Igne was commissioned to provide UXO clearance ahead of piling works for the construction of a large housing project in the South East of England.

There were nine construction phases which included plans for the development of blocks of flats up to nine storeys in height.

In very basic terms, the higher a construction is, the deeper its foundations need to be - and in this case it meant there was a need to survey to bomb penetration depth (BPD) to make sure there was no unexploded ordnance (UXO) on site.

Igne was invited to tender and its proposal was accepted.
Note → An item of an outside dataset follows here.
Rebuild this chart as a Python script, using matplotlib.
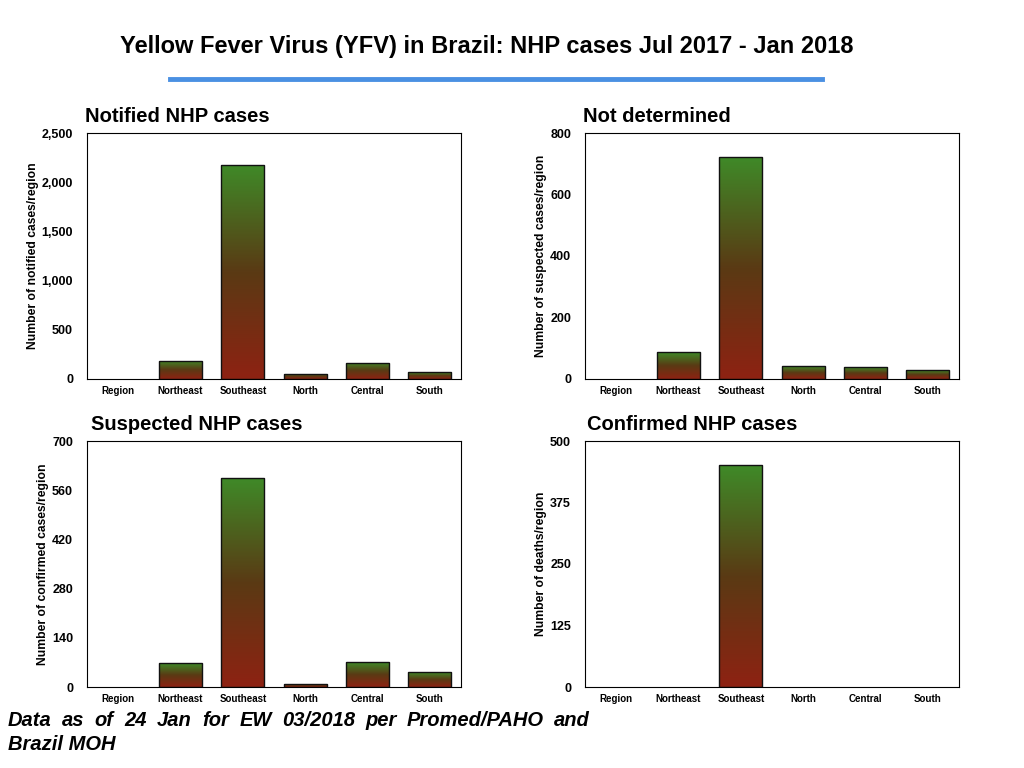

Igne's approach to UXO clearance in the UK:

After carrying out an initial desktop risk assessment, the likelihood of encountering UXO on site was deemed high, and Igne therefore recommended intrusively surveying 426 positions to bomb penetration depth.
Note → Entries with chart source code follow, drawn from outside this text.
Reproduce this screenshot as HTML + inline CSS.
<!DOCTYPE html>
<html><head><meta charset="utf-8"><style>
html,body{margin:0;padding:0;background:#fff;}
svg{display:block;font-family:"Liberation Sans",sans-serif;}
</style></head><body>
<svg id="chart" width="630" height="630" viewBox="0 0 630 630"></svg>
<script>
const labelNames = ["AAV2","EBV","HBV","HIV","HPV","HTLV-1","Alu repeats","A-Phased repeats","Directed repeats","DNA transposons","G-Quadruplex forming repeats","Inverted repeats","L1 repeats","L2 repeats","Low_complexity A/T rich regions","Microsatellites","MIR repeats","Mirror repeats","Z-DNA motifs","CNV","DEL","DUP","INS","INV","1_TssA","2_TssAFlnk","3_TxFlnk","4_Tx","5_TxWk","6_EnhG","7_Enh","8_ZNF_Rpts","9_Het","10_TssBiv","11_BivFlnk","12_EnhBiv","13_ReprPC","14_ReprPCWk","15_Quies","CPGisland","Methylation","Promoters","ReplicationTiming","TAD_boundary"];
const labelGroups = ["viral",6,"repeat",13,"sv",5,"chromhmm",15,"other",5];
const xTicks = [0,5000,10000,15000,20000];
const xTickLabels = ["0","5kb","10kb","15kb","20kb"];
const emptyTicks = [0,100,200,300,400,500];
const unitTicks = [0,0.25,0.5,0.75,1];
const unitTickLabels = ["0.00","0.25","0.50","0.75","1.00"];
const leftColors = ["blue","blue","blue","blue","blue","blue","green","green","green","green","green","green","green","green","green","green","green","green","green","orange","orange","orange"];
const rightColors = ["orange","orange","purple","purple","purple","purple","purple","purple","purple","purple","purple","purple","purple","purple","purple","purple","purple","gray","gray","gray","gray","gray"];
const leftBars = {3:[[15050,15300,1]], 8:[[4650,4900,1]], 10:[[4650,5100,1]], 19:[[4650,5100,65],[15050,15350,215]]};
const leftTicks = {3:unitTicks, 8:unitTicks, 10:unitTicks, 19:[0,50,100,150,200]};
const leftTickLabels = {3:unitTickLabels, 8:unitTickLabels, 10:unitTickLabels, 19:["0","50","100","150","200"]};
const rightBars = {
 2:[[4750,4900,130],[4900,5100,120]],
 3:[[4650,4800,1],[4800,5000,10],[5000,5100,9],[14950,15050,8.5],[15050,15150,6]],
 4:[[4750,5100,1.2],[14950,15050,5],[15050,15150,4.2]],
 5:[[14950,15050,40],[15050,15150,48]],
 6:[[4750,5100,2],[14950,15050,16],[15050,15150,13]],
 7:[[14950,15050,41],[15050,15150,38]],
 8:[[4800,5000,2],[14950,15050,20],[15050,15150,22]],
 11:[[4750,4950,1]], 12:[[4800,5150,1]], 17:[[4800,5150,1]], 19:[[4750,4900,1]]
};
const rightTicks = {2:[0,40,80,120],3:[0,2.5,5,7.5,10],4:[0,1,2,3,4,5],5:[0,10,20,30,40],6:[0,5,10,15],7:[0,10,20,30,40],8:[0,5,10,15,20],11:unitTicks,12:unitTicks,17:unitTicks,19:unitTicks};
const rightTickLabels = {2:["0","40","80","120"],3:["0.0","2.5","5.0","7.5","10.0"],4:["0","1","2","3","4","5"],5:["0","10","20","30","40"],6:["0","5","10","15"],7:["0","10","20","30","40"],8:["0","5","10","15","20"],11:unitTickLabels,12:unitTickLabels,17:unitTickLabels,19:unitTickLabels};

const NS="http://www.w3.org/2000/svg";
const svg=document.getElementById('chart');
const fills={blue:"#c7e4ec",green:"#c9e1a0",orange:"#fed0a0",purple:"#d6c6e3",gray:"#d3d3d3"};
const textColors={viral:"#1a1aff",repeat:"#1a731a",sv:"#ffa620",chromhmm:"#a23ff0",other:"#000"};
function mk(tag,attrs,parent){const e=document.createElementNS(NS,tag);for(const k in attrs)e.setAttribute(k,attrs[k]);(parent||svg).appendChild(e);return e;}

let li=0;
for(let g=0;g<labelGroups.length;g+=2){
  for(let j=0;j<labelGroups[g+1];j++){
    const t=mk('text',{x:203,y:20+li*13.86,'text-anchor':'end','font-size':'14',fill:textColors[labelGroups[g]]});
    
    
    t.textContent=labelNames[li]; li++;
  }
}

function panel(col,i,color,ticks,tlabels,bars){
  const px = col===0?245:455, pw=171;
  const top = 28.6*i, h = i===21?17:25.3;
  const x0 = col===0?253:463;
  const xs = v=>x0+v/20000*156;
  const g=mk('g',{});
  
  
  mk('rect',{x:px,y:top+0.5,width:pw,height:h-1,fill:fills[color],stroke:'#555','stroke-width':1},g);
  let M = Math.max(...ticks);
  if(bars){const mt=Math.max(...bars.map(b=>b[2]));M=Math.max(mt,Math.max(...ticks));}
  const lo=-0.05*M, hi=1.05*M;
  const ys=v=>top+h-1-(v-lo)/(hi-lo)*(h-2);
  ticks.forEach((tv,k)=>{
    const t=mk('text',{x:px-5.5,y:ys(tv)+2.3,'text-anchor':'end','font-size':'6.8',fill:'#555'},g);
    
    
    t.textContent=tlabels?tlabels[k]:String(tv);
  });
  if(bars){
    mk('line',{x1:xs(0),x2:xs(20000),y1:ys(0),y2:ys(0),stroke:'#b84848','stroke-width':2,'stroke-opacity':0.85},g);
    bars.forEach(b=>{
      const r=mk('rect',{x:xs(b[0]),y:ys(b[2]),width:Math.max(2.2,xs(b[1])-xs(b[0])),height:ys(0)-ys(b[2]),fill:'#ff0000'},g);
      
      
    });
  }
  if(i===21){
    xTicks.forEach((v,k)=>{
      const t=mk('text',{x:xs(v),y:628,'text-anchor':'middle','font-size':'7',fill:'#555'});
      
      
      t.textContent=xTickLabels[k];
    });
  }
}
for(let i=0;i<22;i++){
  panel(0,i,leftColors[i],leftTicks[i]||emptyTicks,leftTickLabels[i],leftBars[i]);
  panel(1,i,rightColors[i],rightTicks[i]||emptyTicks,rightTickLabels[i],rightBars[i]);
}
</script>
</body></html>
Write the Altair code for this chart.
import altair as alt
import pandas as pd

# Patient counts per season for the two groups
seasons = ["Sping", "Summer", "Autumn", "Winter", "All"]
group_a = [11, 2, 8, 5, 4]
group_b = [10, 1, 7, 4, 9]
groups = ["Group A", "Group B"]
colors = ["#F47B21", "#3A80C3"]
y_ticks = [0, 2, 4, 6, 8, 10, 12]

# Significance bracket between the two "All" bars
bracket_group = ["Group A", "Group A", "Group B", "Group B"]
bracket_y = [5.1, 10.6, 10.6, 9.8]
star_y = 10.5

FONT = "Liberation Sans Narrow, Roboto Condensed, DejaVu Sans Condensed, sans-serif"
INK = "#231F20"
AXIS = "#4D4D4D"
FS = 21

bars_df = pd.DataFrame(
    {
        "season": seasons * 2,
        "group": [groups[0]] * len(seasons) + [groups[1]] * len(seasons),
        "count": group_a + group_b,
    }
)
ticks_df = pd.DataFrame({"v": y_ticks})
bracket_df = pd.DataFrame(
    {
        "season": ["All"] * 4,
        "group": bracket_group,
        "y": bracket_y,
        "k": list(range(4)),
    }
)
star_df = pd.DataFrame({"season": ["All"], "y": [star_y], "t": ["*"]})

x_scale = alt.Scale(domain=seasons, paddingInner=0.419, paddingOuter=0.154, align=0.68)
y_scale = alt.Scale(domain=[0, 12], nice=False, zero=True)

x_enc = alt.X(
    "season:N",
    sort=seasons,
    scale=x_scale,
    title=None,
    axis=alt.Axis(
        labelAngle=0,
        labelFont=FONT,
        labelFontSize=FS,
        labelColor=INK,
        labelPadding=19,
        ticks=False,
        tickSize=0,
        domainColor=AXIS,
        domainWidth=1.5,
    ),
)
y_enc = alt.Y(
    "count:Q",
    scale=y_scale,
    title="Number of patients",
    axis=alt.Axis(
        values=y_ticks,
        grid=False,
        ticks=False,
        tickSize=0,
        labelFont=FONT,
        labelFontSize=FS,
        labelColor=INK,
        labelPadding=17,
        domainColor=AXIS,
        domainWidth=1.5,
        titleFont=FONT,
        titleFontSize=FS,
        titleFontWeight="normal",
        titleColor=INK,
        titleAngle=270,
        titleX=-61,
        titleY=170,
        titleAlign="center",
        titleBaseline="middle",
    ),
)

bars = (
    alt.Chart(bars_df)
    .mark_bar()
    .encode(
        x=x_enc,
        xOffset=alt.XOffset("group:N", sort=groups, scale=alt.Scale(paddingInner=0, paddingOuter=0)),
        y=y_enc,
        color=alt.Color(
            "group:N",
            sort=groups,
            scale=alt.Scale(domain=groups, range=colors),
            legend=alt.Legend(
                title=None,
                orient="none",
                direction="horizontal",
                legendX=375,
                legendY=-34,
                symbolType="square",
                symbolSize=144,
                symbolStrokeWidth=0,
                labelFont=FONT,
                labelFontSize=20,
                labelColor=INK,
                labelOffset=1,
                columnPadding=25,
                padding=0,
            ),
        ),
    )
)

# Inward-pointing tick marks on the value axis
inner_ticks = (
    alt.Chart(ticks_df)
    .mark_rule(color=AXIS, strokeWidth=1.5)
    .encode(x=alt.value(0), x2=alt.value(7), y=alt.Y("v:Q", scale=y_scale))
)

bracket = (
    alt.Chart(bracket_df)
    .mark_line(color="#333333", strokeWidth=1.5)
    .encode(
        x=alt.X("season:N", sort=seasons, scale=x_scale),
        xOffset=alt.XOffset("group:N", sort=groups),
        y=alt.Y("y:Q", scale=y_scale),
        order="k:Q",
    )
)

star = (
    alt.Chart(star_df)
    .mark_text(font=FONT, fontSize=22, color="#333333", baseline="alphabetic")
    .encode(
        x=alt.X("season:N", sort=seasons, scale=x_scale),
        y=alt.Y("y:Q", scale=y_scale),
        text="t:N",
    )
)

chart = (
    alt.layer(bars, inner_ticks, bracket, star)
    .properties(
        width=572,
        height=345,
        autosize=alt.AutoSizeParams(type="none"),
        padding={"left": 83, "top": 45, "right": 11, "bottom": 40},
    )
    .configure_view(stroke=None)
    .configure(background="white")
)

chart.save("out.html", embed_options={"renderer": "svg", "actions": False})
The purpose of these intrusive surveys was to identify any discrete ferrous objects and to ensure the ground was clear of UXO before construction began.

Two intrusive survey methods were utilised to complete the works in the most efficient manner possible:

The BXP intrusive survey method:

Intrusive surveys are normally undertaken using magnetometers.  These are either pushed into the ground using hydraulic rams; at Igne this survey method is called BXP.
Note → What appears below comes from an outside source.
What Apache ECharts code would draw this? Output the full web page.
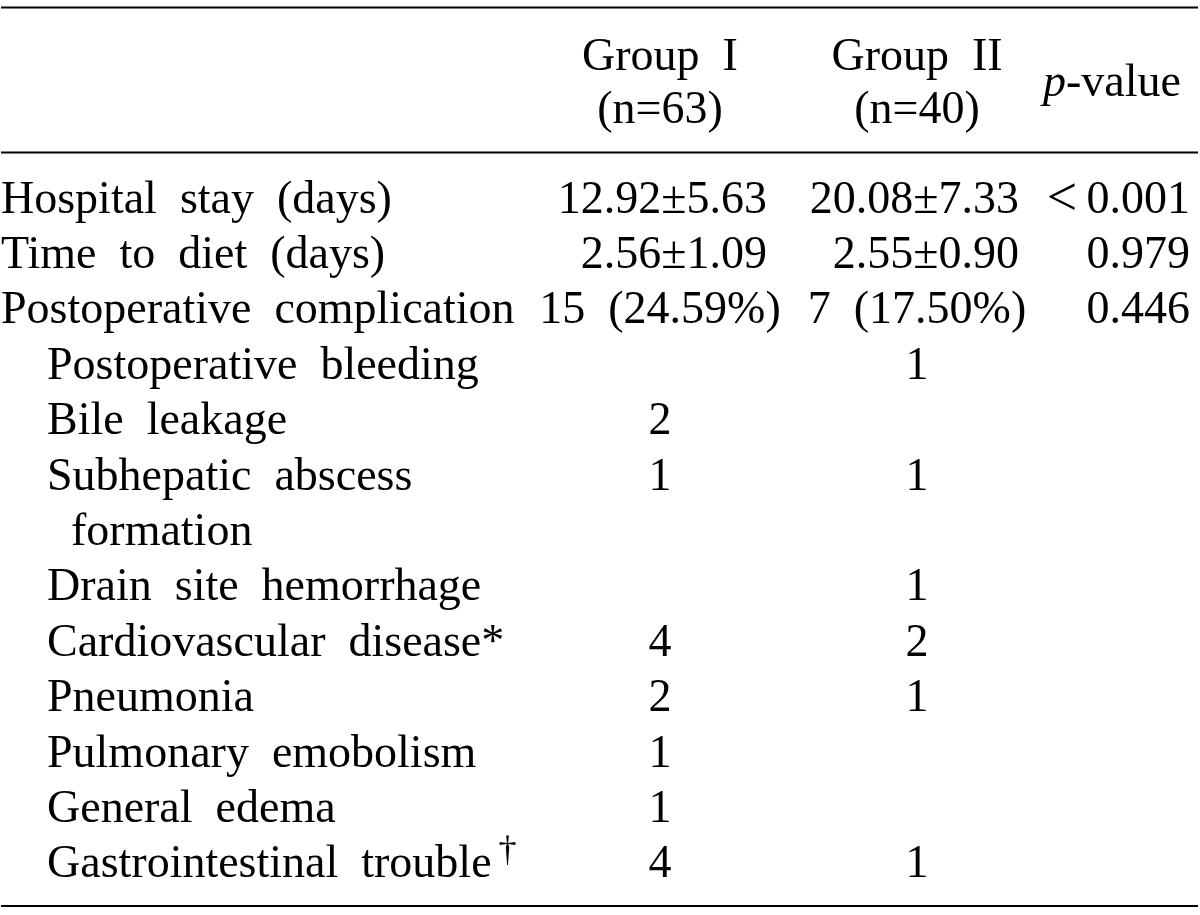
<!DOCTYPE html>
<html>
<head>
<meta charset="utf-8">
<script src="https://cdn.jsdelivr.net/npm/echarts@6/dist/echarts.min.js"></script>
<style>
  html, body { margin: 0; padding: 0; background: #fff; }
  #chart { width: 1200px; height: 915px; }
</style>
</head>
<body>
<div id="chart"></div>
<script>
// ---------- data ----------
const columnHeaders = ['Group  I\n(n=63)', 'Group  II\n(n=40)', '{i|p}-value'];
const rowLabels = [
  'Hospital  stay  (days)',
  'Time  to  diet  (days)',
  'Postoperative  complication',
  'Postoperative  bleeding',
  'Bile  leakage',
  'Subhepatic  abscess',
  'formation',
  'Drain  site  hemorrhage',
  'Cardiovascular  disease*',
  'Pneumonia',
  'Pulmonary  emobolism',
  'General  edema',
  'Gastrointestinal  trouble'
];
const rowIndent = [0, 0, 0, 1, 1, 1, 2, 1, 1, 1, 1, 1, 1];
const rowNotes = ['', '', '', '', '', '', '', '', '', '', '', '', '†'];
const groupI = ['12.92±5.63', '2.56±1.09', '15  (24.59%)', '', '2', '1', '', '', '4', '2', '1', '1', '4'];
const groupII = ['20.08±7.33', '2.55±0.90', '7  (17.50%)', '1', '', '1', '', '1', '2', '1', '', '', '1'];
const pValues = ['{lt|<}\u20090.001', '0.979', '0.446', '', '', '', '', '', '', '', '', '', ''];
const meanSdRows = [0, 1]; // rows whose group values are right-aligned

// ---------- layout ----------
const W = 1200, H = 915;
const FS = 46;
const FAMILY = '"Liberation Serif", "Times New Roman", Times, serif';
const FONT = FS + 'px ' + FAMILY;
const MID = 0.27 * FS;            // baseline -> middle offset
const BODY_BASE = 213, PITCH = 55.4;
const HEAD_BASE = [70, 123], P_HEAD_BASE = 96;
const X = { ind0: 1, ind1: 47, ind2: 71, g1C: 660, g1R: 767, g2C: 917, g2R: 1019, pR: 1190, pC: 1112 };
const RULES = [7.5, 152.5, 906];

const cells = [];
function add(x, base, text, align) {
  if (!text) return;
  cells.push({ x: x, y: base - MID, text: text, align: align });
}
// header
const hdr = columnHeaders[0].split('\n');
const hdr2 = columnHeaders[1].split('\n');
add(X.g1C, HEAD_BASE[0], hdr[0], 'center');
add(X.g1C, HEAD_BASE[1], hdr[1], 'center');
add(X.g2C, HEAD_BASE[0], hdr2[0], 'center');
add(X.g2C, HEAD_BASE[1], hdr2[1], 'center');
add(X.pC, P_HEAD_BASE, columnHeaders[2], 'center');
// body
rowLabels.forEach(function (lab, i) {
  const base = BODY_BASE + PITCH * i;
  const xs = [X.ind0, X.ind1, X.ind2][rowIndent[i]];
  if (rowNotes[i]) {
    add(xs, base, '{m|' + lab + '}{s|' + rowNotes[i] + '}', 'left');
  } else {
    add(xs, base, lab, 'left');
  }
  const ms = meanSdRows.indexOf(i) >= 0;
  add(ms ? X.g1R : X.g1C, base, groupI[i], ms ? 'right' : 'center');
  add(ms ? X.g2R : X.g2C, base, groupII[i], ms ? 'right' : 'center');
  add(X.pR, base, pValues[i], 'right');
});

const chart = echarts.init(document.getElementById('chart'), null, { renderer: 'canvas' });
chart.setOption({
  animation: false,
  backgroundColor: '#ffffff',
  grid: { left: 0, right: 0, top: 0, bottom: 0 },
  xAxis: { type: 'value', min: 0, max: W, show: false },
  yAxis: { type: 'value', min: 0, max: H, inverse: true, show: false },
  series: [
    {
      type: 'custom',
      coordinateSystem: 'cartesian2d',
      data: RULES.map(function (y) { return [0, y]; }),
      renderItem: function (params, api) {
        const a = api.coord([1, api.value(1)]);
        const b = api.coord([W - 2, api.value(1)]);
        return {
          type: 'line',
          shape: { x1: a[0], y1: a[1], x2: b[0], y2: b[1] },
          style: { stroke: '#000', lineWidth: 2 }
        };
      }
    },
    {
      type: 'custom',
      coordinateSystem: 'cartesian2d',
      data: cells.map(function (c) { return [c.x, c.y]; }),
      renderItem: function (params, api) {
        const c = cells[params.dataIndex];
        const p = api.coord([api.value(0), api.value(1)]);
        const style = {
          text: c.text,
          fill: '#000',
          font: FONT,
          align: c.align,
          verticalAlign: 'middle',
          rich: {
            i: { fontFamily: FAMILY, fontSize: FS, fontStyle: 'italic', fill: '#000' },
            lt: { fontFamily: FAMILY, fontSize: 54, fill: '#000' },
            m: { fontFamily: FAMILY, fontSize: FS, lineHeight: 64, verticalAlign: 'middle', fill: '#000' },
            s: { fontFamily: FAMILY, fontSize: 36, lineHeight: 36, verticalAlign: 'top', padding: [0, 0, 0, 7], fill: '#000' }
          }
        };
        return { type: 'text', x: p[0], y: p[1], style: style };
      }
    }
  ]
});
</script>
</body>
</html>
The TFG intrusive survey method:

Alternatively, magnetometers are lowered into non-ferrous tubes inserted into boreholes formed using a rotary drill or other hole forming method.  This method is called TFG at Igne.

The data collected each day was processed within 24 hours, and interim clearance drawings were issued to the client daily to support their project planning.

Most masses that were modelled from the survey data collected were able to be discounted as items of potential UXO (pUXO) through additional surveys - or via the identification of geological/artificial trends across the site.

However, one mass modelling 50kg at a 5m depth matched the criteria of an item of UXO.

Is it a bomb?

Igne carried out an additional three surveys at this location to triangulate the item's position.  These surveys confirmed the presence of a discrete ferrous item - a potential bomb.

Igne geo experts calculated the exact position of the object and its location was excavated to 5m under the supervision of Igne's explosive ordnance disposal (EOD) engineers.

After the removal of the item and its safe disposal, the site was handed back to the construction client cleared of UXO and ready for the piling works to commence.

Final clearance documentation was provided to the client.

People also ask:

What is UXO clearance?

The clearance of unexploded ordnance, or UXO, refers to the safe removal or destruction in situ of explosive remnants of war. These may be bombs, munitions, improvised explosive devices or simply bullets or grenades. The clearance method will depend on many factors such as the item, its location and stability or otherwise.

What are buried bombs called?

The catch all term unexploded ordnance or UXO applies to any explosive item whether it is buried or not. The acronym UXB may also be used specifically for unexploded bombs that may be buried.

What does UXO stand for?

UXO stands for unexploded ordnance and refers to any item - be it a bomb, a bullet, a grenade or a mine.

Does my site need a UXO clearance survey?

According to CIRIA 681, which details the risk management process for constructors when considering unexploded ordnance, to demonstrate adherence to CDM Regulations 2015, the Health & Safety at Work Act and your duty of care responsibilities, you should have at least a desktop risk assessment conducted. 

This is the first stage of a UXO clearance survey.  Depending on the risk level identified by your desktop survey, you may then need further UXO clearance surveys such as a non-intrusive or intrusive survey.